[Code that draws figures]
· · · ·
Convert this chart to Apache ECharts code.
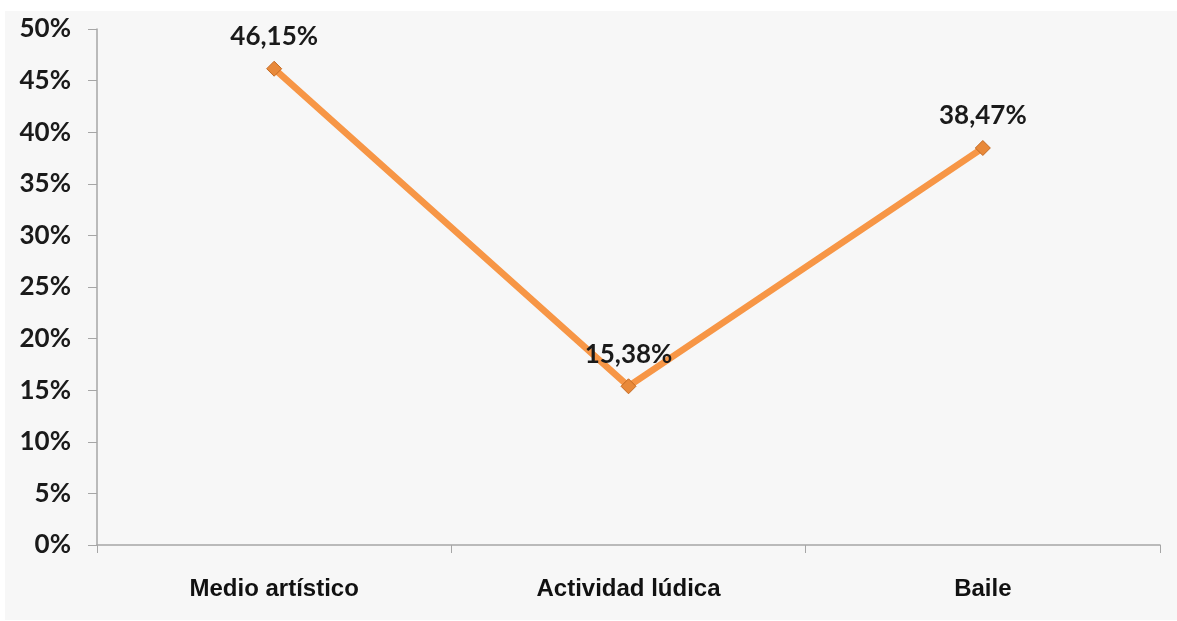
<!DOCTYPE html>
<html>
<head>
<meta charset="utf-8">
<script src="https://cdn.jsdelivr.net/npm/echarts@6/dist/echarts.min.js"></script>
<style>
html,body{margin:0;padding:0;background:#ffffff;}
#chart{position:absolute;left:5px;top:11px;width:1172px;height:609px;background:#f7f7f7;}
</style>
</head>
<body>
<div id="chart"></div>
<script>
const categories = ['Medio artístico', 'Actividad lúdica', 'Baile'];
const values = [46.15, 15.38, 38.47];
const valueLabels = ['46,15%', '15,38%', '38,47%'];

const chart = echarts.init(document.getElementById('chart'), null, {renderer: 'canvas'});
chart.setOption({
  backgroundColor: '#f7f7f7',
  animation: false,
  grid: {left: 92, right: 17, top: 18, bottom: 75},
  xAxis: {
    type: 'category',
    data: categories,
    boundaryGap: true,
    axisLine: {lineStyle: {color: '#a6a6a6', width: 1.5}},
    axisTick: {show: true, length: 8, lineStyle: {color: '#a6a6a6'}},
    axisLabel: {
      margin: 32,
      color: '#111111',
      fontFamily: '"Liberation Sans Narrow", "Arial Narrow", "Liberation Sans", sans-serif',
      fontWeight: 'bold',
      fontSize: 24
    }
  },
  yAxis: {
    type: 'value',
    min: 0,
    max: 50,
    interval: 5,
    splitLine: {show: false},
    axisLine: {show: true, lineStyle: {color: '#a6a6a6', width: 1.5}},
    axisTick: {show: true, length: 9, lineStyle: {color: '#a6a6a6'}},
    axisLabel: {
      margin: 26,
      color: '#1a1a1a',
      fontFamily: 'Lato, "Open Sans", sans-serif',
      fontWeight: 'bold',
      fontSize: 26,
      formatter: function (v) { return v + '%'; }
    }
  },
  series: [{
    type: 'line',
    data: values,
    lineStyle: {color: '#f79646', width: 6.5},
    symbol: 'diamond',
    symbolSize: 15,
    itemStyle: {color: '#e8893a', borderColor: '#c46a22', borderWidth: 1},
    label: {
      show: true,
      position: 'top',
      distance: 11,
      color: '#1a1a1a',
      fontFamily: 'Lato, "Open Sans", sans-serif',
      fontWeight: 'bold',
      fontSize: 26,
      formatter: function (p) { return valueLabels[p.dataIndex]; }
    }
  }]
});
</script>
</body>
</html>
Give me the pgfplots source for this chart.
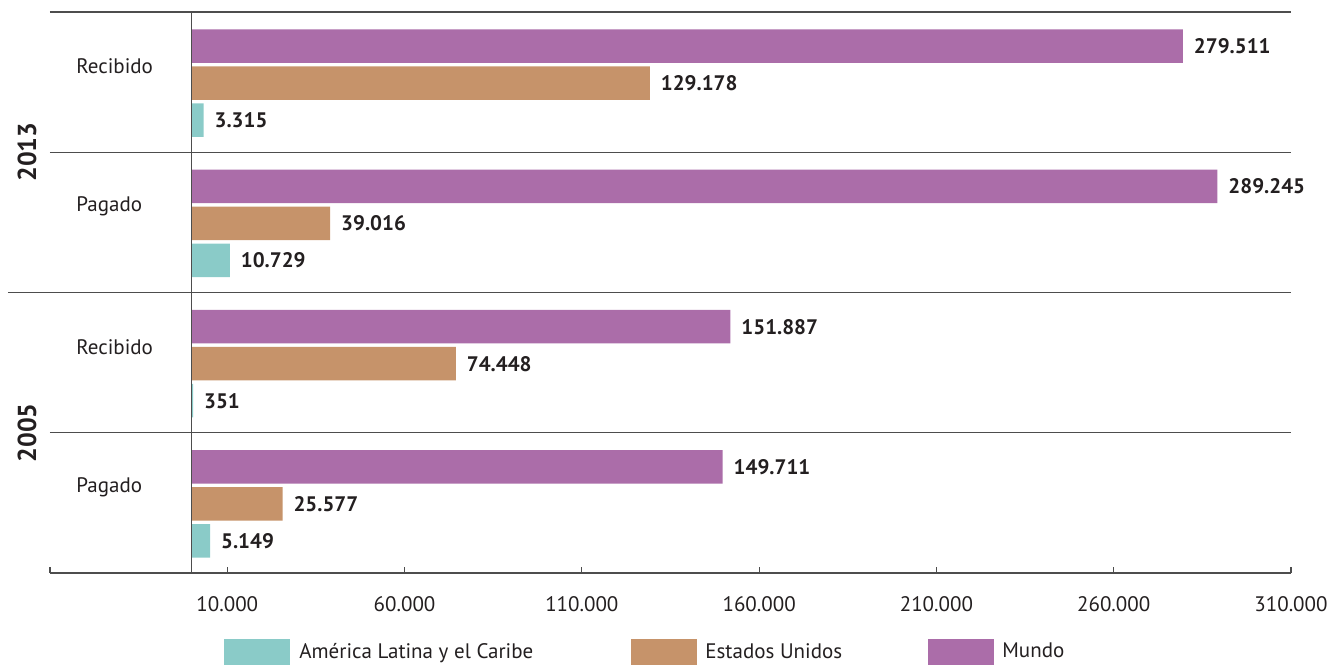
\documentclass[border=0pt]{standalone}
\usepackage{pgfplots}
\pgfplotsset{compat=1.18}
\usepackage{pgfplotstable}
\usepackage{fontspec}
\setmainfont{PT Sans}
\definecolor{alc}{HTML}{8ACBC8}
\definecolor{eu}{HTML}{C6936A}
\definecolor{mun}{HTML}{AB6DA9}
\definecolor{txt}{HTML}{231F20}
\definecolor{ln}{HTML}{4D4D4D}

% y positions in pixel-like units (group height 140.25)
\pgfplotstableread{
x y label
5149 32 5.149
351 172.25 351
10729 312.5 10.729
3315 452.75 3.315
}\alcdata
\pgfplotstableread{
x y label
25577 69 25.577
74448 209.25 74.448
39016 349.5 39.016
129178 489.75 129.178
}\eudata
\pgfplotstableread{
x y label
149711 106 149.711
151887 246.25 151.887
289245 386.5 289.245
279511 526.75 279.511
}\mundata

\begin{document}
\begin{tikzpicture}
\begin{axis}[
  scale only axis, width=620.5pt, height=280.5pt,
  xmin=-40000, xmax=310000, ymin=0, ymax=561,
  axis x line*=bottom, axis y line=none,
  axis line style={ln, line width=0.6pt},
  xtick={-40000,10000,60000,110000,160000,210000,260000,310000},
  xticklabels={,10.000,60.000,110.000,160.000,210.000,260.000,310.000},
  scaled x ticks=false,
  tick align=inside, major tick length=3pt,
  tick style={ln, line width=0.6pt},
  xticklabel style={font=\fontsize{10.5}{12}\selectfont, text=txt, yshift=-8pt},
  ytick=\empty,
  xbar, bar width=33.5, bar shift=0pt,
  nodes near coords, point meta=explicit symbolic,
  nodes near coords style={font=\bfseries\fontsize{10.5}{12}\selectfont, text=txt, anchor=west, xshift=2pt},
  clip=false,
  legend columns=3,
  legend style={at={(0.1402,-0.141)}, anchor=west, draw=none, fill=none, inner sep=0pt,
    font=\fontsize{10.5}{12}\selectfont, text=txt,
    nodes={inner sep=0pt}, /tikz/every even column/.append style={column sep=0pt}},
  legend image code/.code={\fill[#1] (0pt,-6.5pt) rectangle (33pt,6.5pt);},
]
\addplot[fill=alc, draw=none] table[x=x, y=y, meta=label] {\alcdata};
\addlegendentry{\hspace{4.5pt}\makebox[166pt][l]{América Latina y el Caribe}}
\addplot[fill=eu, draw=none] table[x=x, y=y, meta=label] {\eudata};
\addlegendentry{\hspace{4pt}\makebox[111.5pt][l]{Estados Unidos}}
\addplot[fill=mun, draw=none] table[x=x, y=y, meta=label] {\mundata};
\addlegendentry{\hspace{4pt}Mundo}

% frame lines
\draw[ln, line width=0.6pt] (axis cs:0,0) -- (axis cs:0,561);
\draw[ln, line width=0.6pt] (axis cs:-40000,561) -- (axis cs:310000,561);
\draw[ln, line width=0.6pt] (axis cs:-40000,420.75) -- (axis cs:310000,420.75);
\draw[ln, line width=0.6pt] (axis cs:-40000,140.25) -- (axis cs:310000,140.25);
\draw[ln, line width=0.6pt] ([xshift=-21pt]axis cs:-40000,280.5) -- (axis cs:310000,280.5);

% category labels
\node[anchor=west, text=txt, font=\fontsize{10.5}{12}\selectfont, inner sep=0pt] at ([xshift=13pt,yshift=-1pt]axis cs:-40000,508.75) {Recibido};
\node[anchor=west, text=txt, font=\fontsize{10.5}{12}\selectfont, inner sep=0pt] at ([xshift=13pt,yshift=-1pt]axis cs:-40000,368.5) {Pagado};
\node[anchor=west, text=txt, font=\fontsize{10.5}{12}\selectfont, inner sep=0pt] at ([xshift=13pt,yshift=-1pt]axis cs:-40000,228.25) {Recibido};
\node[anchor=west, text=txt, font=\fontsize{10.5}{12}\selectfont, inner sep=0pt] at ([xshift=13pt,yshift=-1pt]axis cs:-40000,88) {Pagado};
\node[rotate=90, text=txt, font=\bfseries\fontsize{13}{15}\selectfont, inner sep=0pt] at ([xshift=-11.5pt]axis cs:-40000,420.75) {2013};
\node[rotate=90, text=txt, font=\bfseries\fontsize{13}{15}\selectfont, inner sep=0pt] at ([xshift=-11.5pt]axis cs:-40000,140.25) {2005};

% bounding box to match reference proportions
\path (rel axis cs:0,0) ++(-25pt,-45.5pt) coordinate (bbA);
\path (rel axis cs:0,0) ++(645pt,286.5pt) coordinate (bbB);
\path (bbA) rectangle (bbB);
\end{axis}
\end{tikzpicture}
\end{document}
· · · ·
The records above need to be restated word for word, with the pictures left out.

=== TASK ANSWER ===
Convert this chart to Apache ECharts code.
<!DOCTYPE html>
<html>
<head>
<meta charset="utf-8">
<script src="https://cdn.jsdelivr.net/npm/echarts@6/dist/echarts.min.js"></script>
<style>
html,body{margin:0;padding:0;background:#ffffff;}
#chart{position:absolute;left:5px;top:11px;width:1172px;height:609px;background:#f7f7f7;}
</style>
</head>
<body>
<div id="chart"></div>
<script>
const categories = ['Medio artístico', 'Actividad lúdica', 'Baile'];
const values = [46.15, 15.38, 38.47];
const valueLabels = ['46,15%', '15,38%', '38,47%'];

const chart = echarts.init(document.getElementById('chart'), null, {renderer: 'canvas'});
chart.setOption({
  backgroundColor: '#f7f7f7',
  animation: false,
  grid: {left: 92, right: 17, top: 18, bottom: 75},
  xAxis: {
    type: 'category',
    data: categories,
    boundaryGap: true,
    axisLine: {lineStyle: {color: '#a6a6a6', width: 1.5}},
    axisTick: {show: true, length: 8, lineStyle: {color: '#a6a6a6'}},
    axisLabel: {
      margin: 32,
      color: '#111111',
      fontFamily: '"Liberation Sans Narrow", "Arial Narrow", "Liberation Sans", sans-serif',
      fontWeight: 'bold',
      fontSize: 24
    }
  },
  yAxis: {
    type: 'value',
    min: 0,
    max: 50,
    interval: 5,
    splitLine: {show: false},
    axisLine: {show: true, lineStyle: {color: '#a6a6a6', width: 1.5}},
    axisTick: {show: true, length: 9, lineStyle: {color: '#a6a6a6'}},
    axisLabel: {
      margin: 26,
      color: '#1a1a1a',
      fontFamily: 'Lato, "Open Sans", sans-serif',
      fontWeight: 'bold',
      fontSize: 26,
      formatter: function (v) { return v + '%'; }
    }
  },
  series: [{
    type: 'line',
    data: values,
    lineStyle: {color: '#f79646', width: 6.5},
    symbol: 'diamond',
    symbolSize: 15,
    itemStyle: {color: '#e8893a', borderColor: '#c46a22', borderWidth: 1},
    label: {
      show: true,
      position: 'top',
      distance: 11,
      color: '#1a1a1a',
      fontFamily: 'Lato, "Open Sans", sans-serif',
      fontWeight: 'bold',
      fontSize: 26,
      formatter: function (p) { return valueLabels[p.dataIndex]; }
    }
  }]
});
</script>
</body>
</html>
Give me the pgfplots source for this chart.
\documentclass[border=0pt]{standalone}
\usepackage{pgfplots}
\pgfplotsset{compat=1.18}
\usepackage{pgfplotstable}
\usepackage{fontspec}
\setmainfont{PT Sans}
\definecolor{alc}{HTML}{8ACBC8}
\definecolor{eu}{HTML}{C6936A}
\definecolor{mun}{HTML}{AB6DA9}
\definecolor{txt}{HTML}{231F20}
\definecolor{ln}{HTML}{4D4D4D}

% y positions in pixel-like units (group height 140.25)
\pgfplotstableread{
x y label
5149 32 5.149
351 172.25 351
10729 312.5 10.729
3315 452.75 3.315
}\alcdata
\pgfplotstableread{
x y label
25577 69 25.577
74448 209.25 74.448
39016 349.5 39.016
129178 489.75 129.178
}\eudata
\pgfplotstableread{
x y label
149711 106 149.711
151887 246.25 151.887
289245 386.5 289.245
279511 526.75 279.511
}\mundata

\begin{document}
\begin{tikzpicture}
\begin{axis}[
  scale only axis, width=620.5pt, height=280.5pt,
  xmin=-40000, xmax=310000, ymin=0, ymax=561,
  axis x line*=bottom, axis y line=none,
  axis line style={ln, line width=0.6pt},
  xtick={-40000,10000,60000,110000,160000,210000,260000,310000},
  xticklabels={,10.000,60.000,110.000,160.000,210.000,260.000,310.000},
  scaled x ticks=false,
  tick align=inside, major tick length=3pt,
  tick style={ln, line width=0.6pt},
  xticklabel style={font=\fontsize{10.5}{12}\selectfont, text=txt, yshift=-8pt},
  ytick=\empty,
  xbar, bar width=33.5, bar shift=0pt,
  nodes near coords, point meta=explicit symbolic,
  nodes near coords style={font=\bfseries\fontsize{10.5}{12}\selectfont, text=txt, anchor=west, xshift=2pt},
  clip=false,
  legend columns=3,
  legend style={at={(0.1402,-0.141)}, anchor=west, draw=none, fill=none, inner sep=0pt,
    font=\fontsize{10.5}{12}\selectfont, text=txt,
    nodes={inner sep=0pt}, /tikz/every even column/.append style={column sep=0pt}},
  legend image code/.code={\fill[#1] (0pt,-6.5pt) rectangle (33pt,6.5pt);},
]
\addplot[fill=alc, draw=none] table[x=x, y=y, meta=label] {\alcdata};
\addlegendentry{\hspace{4.5pt}\makebox[166pt][l]{América Latina y el Caribe}}
\addplot[fill=eu, draw=none] table[x=x, y=y, meta=label] {\eudata};
\addlegendentry{\hspace{4pt}\makebox[111.5pt][l]{Estados Unidos}}
\addplot[fill=mun, draw=none] table[x=x, y=y, meta=label] {\mundata};
\addlegendentry{\hspace{4pt}Mundo}

% frame lines
\draw[ln, line width=0.6pt] (axis cs:0,0) -- (axis cs:0,561);
\draw[ln, line width=0.6pt] (axis cs:-40000,561) -- (axis cs:310000,561);
\draw[ln, line width=0.6pt] (axis cs:-40000,420.75) -- (axis cs:310000,420.75);
\draw[ln, line width=0.6pt] (axis cs:-40000,140.25) -- (axis cs:310000,140.25);
\draw[ln, line width=0.6pt] ([xshift=-21pt]axis cs:-40000,280.5) -- (axis cs:310000,280.5);

% category labels
\node[anchor=west, text=txt, font=\fontsize{10.5}{12}\selectfont, inner sep=0pt] at ([xshift=13pt,yshift=-1pt]axis cs:-40000,508.75) {Recibido};
\node[anchor=west, text=txt, font=\fontsize{10.5}{12}\selectfont, inner sep=0pt] at ([xshift=13pt,yshift=-1pt]axis cs:-40000,368.5) {Pagado};
\node[anchor=west, text=txt, font=\fontsize{10.5}{12}\selectfont, inner sep=0pt] at ([xshift=13pt,yshift=-1pt]axis cs:-40000,228.25) {Recibido};
\node[anchor=west, text=txt, font=\fontsize{10.5}{12}\selectfont, inner sep=0pt] at ([xshift=13pt,yshift=-1pt]axis cs:-40000,88) {Pagado};
\node[rotate=90, text=txt, font=\bfseries\fontsize{13}{15}\selectfont, inner sep=0pt] at ([xshift=-11.5pt]axis cs:-40000,420.75) {2013};
\node[rotate=90, text=txt, font=\bfseries\fontsize{13}{15}\selectfont, inner sep=0pt] at ([xshift=-11.5pt]axis cs:-40000,140.25) {2005};

% bounding box to match reference proportions
\path (rel axis cs:0,0) ++(-25pt,-45.5pt) coordinate (bbA);
\path (rel axis cs:0,0) ++(645pt,286.5pt) coordinate (bbB);
\path (bbA) rectangle (bbB);
\end{axis}
\end{tikzpicture}
\end{document}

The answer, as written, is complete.